When the language of ‘amour’ did not seem to love me

I started learning French in upper secondary, at the age of 16. I was so happy to finally be able to start an additional language at school (I tried to pick German in high school but there were not enough people interested to form a class).

The picture I had of France back then consisted pretty much of the Eiffel tower, baguette, the French revolution and the three musketeers.

I had also heard, that many French people  don’t like to speak English. A friend of mine had already studied a bit of French and she’s told me that French people don’t want to understand bad French either (I think her expertise was based on an experience where she’d been in Paris and tried to ask in French where the loo was, and got spoken to like she was dim-witted). So when learning French, you’d better learn it well. I didn’t worry about this too much – I did well in the exams and got nice grades. Clearly I was learning well enough?!

The first time I had to test my skills was in 2010, the summer after graduation from upper secondary, when I went backpacking around Europe with a friend. We stayed in Paris for several days and also visited Brussels, and I’m sure we tried to speak a bit of French every now and then. Oddly enough, I don’t remember too many situations… Maybe my brain tries to save me from remembering the painful moments of realizing that three years of work have been fruitless, when it came to real life situations.
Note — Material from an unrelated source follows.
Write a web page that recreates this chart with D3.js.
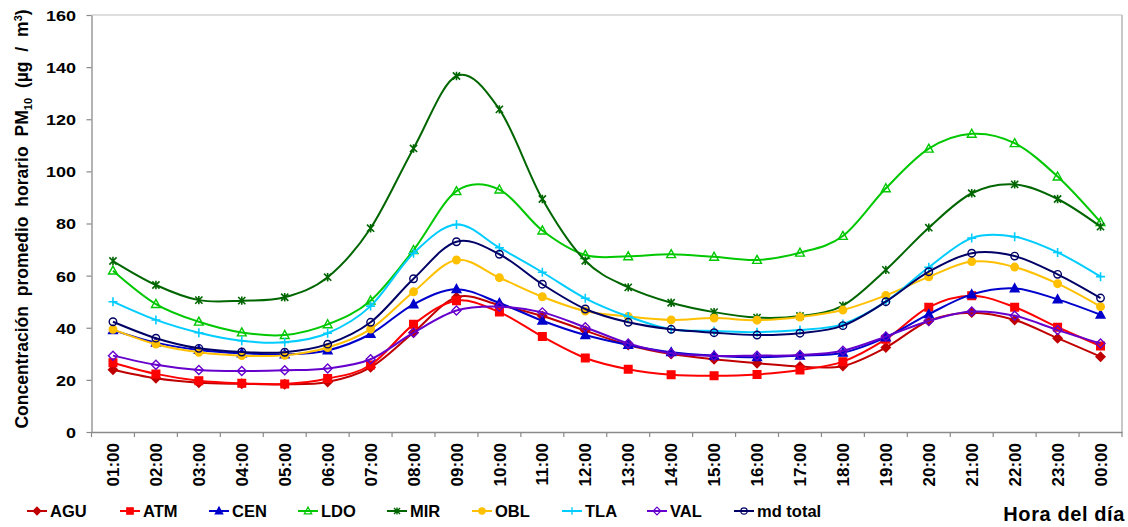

I think there was a moment when I tried to buy stamps and the lady in the post office switched to English when I didn’t know the word for stamp. And maybe a guy on a night train who spoke French and whom I was unable to understand unless he almost spelled each word for me.

Oh, well.

I decided that French is difficult; maybe the language of amour just didn’t love anyone non-French that much. I wrote “good written and oral skills” on my CV anyway, and didn’t think about it much for a couple of years.

Three years later I was hiking in Belgium with my boyfriend. We were doing this scouting challenge called Explorer Belt, where the idea is to hike 200 km through a foreign country with no phone or GPS, and not much money, and you rely on the help of local people and try to learn as much as you can about the culture.

I noticed that if I started by asking a French-speaking person if they spoke English, the answer was no, and I didn’t get much help. But if I started with French, people would try to help. They would also soon switch to English, realizing, I guess, that they could better help me that way, my French being what it was. Anyway, at least trying seemed to make people friendlier and more helpful.

That time, I had a lot of lovely experiences trying to speak French. There was an old lady, who let us have a glass of water and sit in her garden for a while. A guy who owned a bakery told us about his work and showed us how he makes buns. An old couple let us stay in their home and explained us about Belgian cuisine.

OLYMPUS DIGITAL CAMERA
Having a cookie at the Belgian bakery

Magical moments, when you see a glimpse of someone else’s life. I wasn’t able to speak much, but I managed to explain the purpose of our trip and ask for the way, for a place to stay and for some stories, and I understood mostly what people said, and that already felt like a lot. I thought, ‘ok, I’m far from fluent, hardly even conversational, but I can get along if I need to’.

But the frost keeps building (as Alex Rawlings writes) and a year ago I was totally unable to keep up a conversation with a Brazilian guy at my summer job, who’d studied in France and spoke French fluently.

Last spring, I did an exchange semester in Sweden, and met so many great people from all around the world. The time there woke up my language passion again, stronger than ever before. I felt the urge to start studying German, Chinese, Dutch and Czech right away. Maybe someday I will, but there’s something to do before that. I feel like I’ve done learning French completely wrong for all this time. It somehow feels like a friendship gone bad that I’d like to fix things with. Maybe French would love me after all. (Hence the Carla Bruni song.)

That’s why I’ve been trying to focus on French for now!